We tried to find a door that was not so tightly corked with people. The last car looked promising. There were very few people at the rear of that car. The door, however, was clogged with passengers. I asked the conductor if she would open the back door. No doing. I pointed out that the front of the car was sardine packed while the rear was nearly vacant. It was like the train came to a screeching halt and all the passengers were thrown up to the front end. Her response was to start shouting at the people to move back. They just stood and stared, not moving.
The girls managed to squeeze in. I was the last person on the platform and in real danger of being left behind. Were it not for my backpack, I would have grabbed the sides of the doors and climbed over the top of the people inside. Hey, if they want the pleasure of being in the doorway, they can experience the pleasure of my knees on their shoulders.
The conductor was not going to open that rear door for me, so I took off my pack, held it overhead and barged into the throng of people blocking the door. Seeing there was no stopping me, they made room and I plowed through the lot of them.
Once I'd run that gauntlet, all that remained was to make my way to the rear of the car. It was then I saw what I'd really gotten myself into; I was in a stripped down sleeper car. The ceiling was a good three meters from the metal plate floor. Simple wooden benches lined the walls and racks supported baggage overhead. The passengers squeezed onto the bench while the rest squatted on the floor or sat on whatever bags they had. Trash was scattered about the floor.

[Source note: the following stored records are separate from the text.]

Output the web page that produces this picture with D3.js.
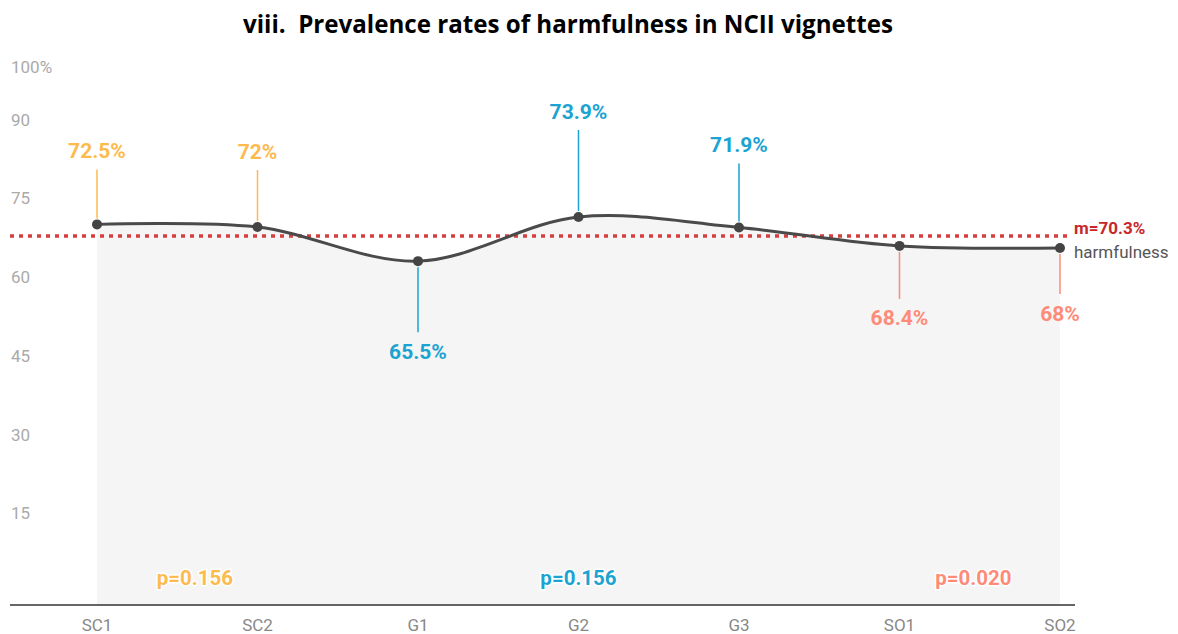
<!DOCTYPE html>
<html>
<head>
<meta charset="utf-8">
<script src="https://cdn.jsdelivr.net/npm/d3@7"></script>
<style>
  html, body { margin: 0; padding: 0; background: #fff; }
  svg { display: block; }
</style>
</head>
<body>
<svg id="chart" width="1178" height="634"></svg>
<script>
// ---- data ----
const categories = ["SC1", "SC2", "G1", "G2", "G3", "SO1", "SO2"];
const harmfulness = [72.5, 72, 65.5, 73.9, 71.9, 68.4, 68];
const valueLabels = ["72.5%", "72%", "65.5%", "73.9%", "71.9%", "68.4%", "68%"];
const groups = ["SC", "SC", "G", "G", "G", "SO", "SO"];
const meanValue = 70.3;
const meanLabel = "m=70.3%";
const seriesName = "harmfulness";
const yTicks = [15, 30, 45, 60, 75, 90, 100];
const pGroups = ["SC", "G", "SO"];
const pLabels = ["p=0.156", "p=0.156", "p=0.020"];
const titleText = "viii.  Prevalence rates of harmfulness in NCII vignettes";

// ---- layout / style (not data) ----
const groupColor = { SC: "#fdba4d", G: "#1ba3d1", SO: "#fe8b78" };
const labelOffset = [-74, -76, 90, -106, -83, 72, 65];   // label centre offset from point (px)
const pIndexPos = [0.61, 3, 5.46];                        // position of p labels along categories

const svg = d3.select("#chart");
const x = d3.scalePoint().domain(categories).range([97, 1060]);
const y = d3.scaleLinear().domain([0, 100]).range([605, 80]);
const xi = i => x(categories[0]) + i * x.step();

// title
svg.append("text")
  .attr("x", 568).attr("y", 33)
  .attr("text-anchor", "middle")
  .attr("font-family", "'Open Sans', 'Liberation Sans', sans-serif")
  .attr("font-weight", 700)
  .attr("font-size", 25)
  .attr("textLength", 650)
  .attr("lengthAdjust", "spacingAndGlyphs")
  .style("white-space", "pre")
  .attr("fill", "#000")
  .text(titleText);

// y tick labels
svg.append("g").selectAll("text").data(yTicks).join("text")
  .attr("x", 11)
  .attr("y", d => y(d) - 7)
  .attr("font-family", "Roboto, sans-serif")
  .attr("font-size", 17)
  .attr("fill", "#aaaaaa")
  .text(d => d === 100 ? "100%" : d);

const pts = harmfulness.map((v, i) => ({ c: categories[i], v, i }));
const curve = d3.curveCatmullRom.alpha(0.5);

// area
const area = d3.area()
  .x(d => x(d.c)).y0(y(0)).y1(d => y(d.v))
  .curve(curve);
svg.append("path").datum(pts)
  .attr("d", area)
  .attr("fill", "#f5f5f5");

// mean line
svg.append("line")
  .attr("x1", 10).attr("x2", 1072)
  .attr("y1", y(meanValue)).attr("y2", y(meanValue))
  .attr("stroke", "#d43f3f")
  .attr("stroke-width", 3.5)
  .attr("stroke-dasharray", "4,5");

// series line
const line = d3.line().x(d => x(d.c)).y(d => y(d.v)).curve(curve);
svg.append("path").datum(pts)
  .attr("d", line)
  .attr("fill", "none")
  .attr("stroke", "#4a4a4a")
  .attr("stroke-width", 3);

// annotation connectors
svg.append("g").selectAll("line").data(pts).join("line")
  .attr("x1", d => x(d.c)).attr("x2", d => x(d.c))
  .attr("y1", d => y(d.v) + Math.sign(labelOffset[d.i]) * 6)
  .attr("y2", d => y(d.v) + labelOffset[d.i] - Math.sign(labelOffset[d.i]) * 19)
  .attr("stroke", d => groupColor[groups[d.i]])
  .attr("stroke-width", 1.5);

// dots
svg.append("g").selectAll("circle").data(pts).join("circle")
  .attr("cx", d => x(d.c)).attr("cy", d => y(d.v))
  .attr("r", 5)
  .attr("fill", "#444");

// value labels
svg.append("g").selectAll("text").data(pts).join("text")
  .attr("x", d => x(d.c))
  .attr("y", d => y(d.v) + labelOffset[d.i])
  .attr("dy", "0.36em")
  .attr("text-anchor", "middle")
  .attr("font-family", "Roboto, sans-serif")
  .attr("font-weight", 700)
  .attr("font-size", 21)
  .attr("fill", d => groupColor[groups[d.i]])
  .text(d => valueLabels[d.i]);

// mean label & series label
svg.append("text")
  .attr("x", 1074).attr("y", y(meanValue) - 8).attr("dy", "0.36em")
  .attr("font-family", "Roboto, sans-serif").attr("font-weight", 700)
  .attr("font-size", 17).attr("fill", "#c8262b")
  .text(meanLabel);
svg.append("text")
  .attr("x", 1074).attr("y", y(harmfulness[harmfulness.length - 1]) + 3.5).attr("dy", "0.36em")
  .attr("font-family", "Roboto, sans-serif")
  .attr("font-size", 17).attr("fill", "#555")
  .text(seriesName);

// p labels
svg.append("g").selectAll("text").data(pLabels).join("text")
  .attr("x", (d, i) => xi(pIndexPos[i]))
  .attr("y", y(0) - 27).attr("dy", "0.36em")
  .attr("text-anchor", "middle")
  .attr("font-family", "Roboto, sans-serif").attr("font-weight", 700)
  .attr("font-size", 20.5)
  .attr("fill", (d, i) => groupColor[pGroups[i]])
  .attr("stroke", "#fff").attr("stroke-width", 3).attr("paint-order", "stroke")
  .text(d => d);

// x axis
svg.append("line")
  .attr("x1", 10).attr("x2", 1075)
  .attr("y1", y(0)).attr("y2", y(0))
  .attr("stroke", "#333").attr("stroke-width", 1.5);
svg.append("g").selectAll("text").data(categories).join("text")
  .attr("x", d => x(d)).attr("y", y(0) + 20).attr("dy", "0.36em")
  .attr("text-anchor", "middle")
  .attr("font-family", "Roboto, sans-serif")
  .attr("font-size", 17).attr("fill", "#888")
  .text(d => d);
</script>
</body>
</html>
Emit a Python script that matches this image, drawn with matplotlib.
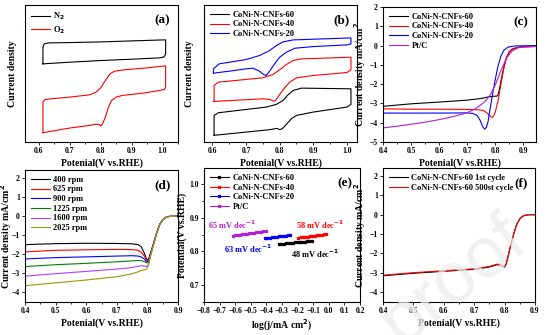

Train bumped and cranked to a start and we were rolling through the countryside. Since there was no where to sit, we stood at the end of the car. Our attention was equally divided between the marvel of the karst landscape we were passing through and the curious people with whom we were traveling.
After an hour of standing, I turned to my companions. “I forgot to ask how long this ride lasts.” They thought it was around three hours. Ouch. We passed a lake I saw from the bus. I figured the lake was only a half hour from the stone forest. That meant it was taking about three times as long as the bus!
We went through a few tunnels and turns. Looking out the window again, I saw another lake. It looked … familiar. I didn't recall two lakes on the trip out. Seeing the power plant on the north side of the lake confirmed it was the same lake. I realized that for the past hour we were simply snaking our way up to the top of the mountain to the east of the lake. Ouch.
There was a girl trying to get into the toilet behind us. It was locked and there didn't seem to be anyone inside. A few people tried to open it, but it was sealed with a mechanism that required a triangular socket wrench. We all took turns using a pocket knife, keys, bottle caps and pen caps to get the door open. When we next stopped, I gestured for assistance from one of the station conductors. She shook her head, unwilling to come aboard or loan me her wrench. Eventually, someone managed to pry the door open and a lineup for the toilet immediately formed. I guess there were more than a few people in the car with watery eyes!
People occupied themselves in whatever distraction they could. Between conversations, playing games, talking or texting on their cell phones, listening to music on their MP3 players, those who could, managed to snooze while propped up against a friend. In front of us was a group of about eight people playing cards (some played while other watched). After observing them for twenty minutes, I concluded that I had absolutely no idea as to the rules or objective of the game.
Some people struggled with loads too big to manage. How they got them on the train is a mystery. One woman was trying to juggle a baby and a heavy box while carrying her luggage. As we came to a long stairway, I took the box from her. My hands were free so I could carry it to the top. She tried to resist my assistance, but quickly capitulated when I gestured to the top of the stair. I carried the box up and she took it from me gratefully. I didn't see a lot of people helping each other.
Apart from the crowded car and having to stand for three and half hours, the trip was an interesting slice into Chinese culture. We saw a bit of the countryside and watched the locals interact. Certainly an adventure, however tame it might be.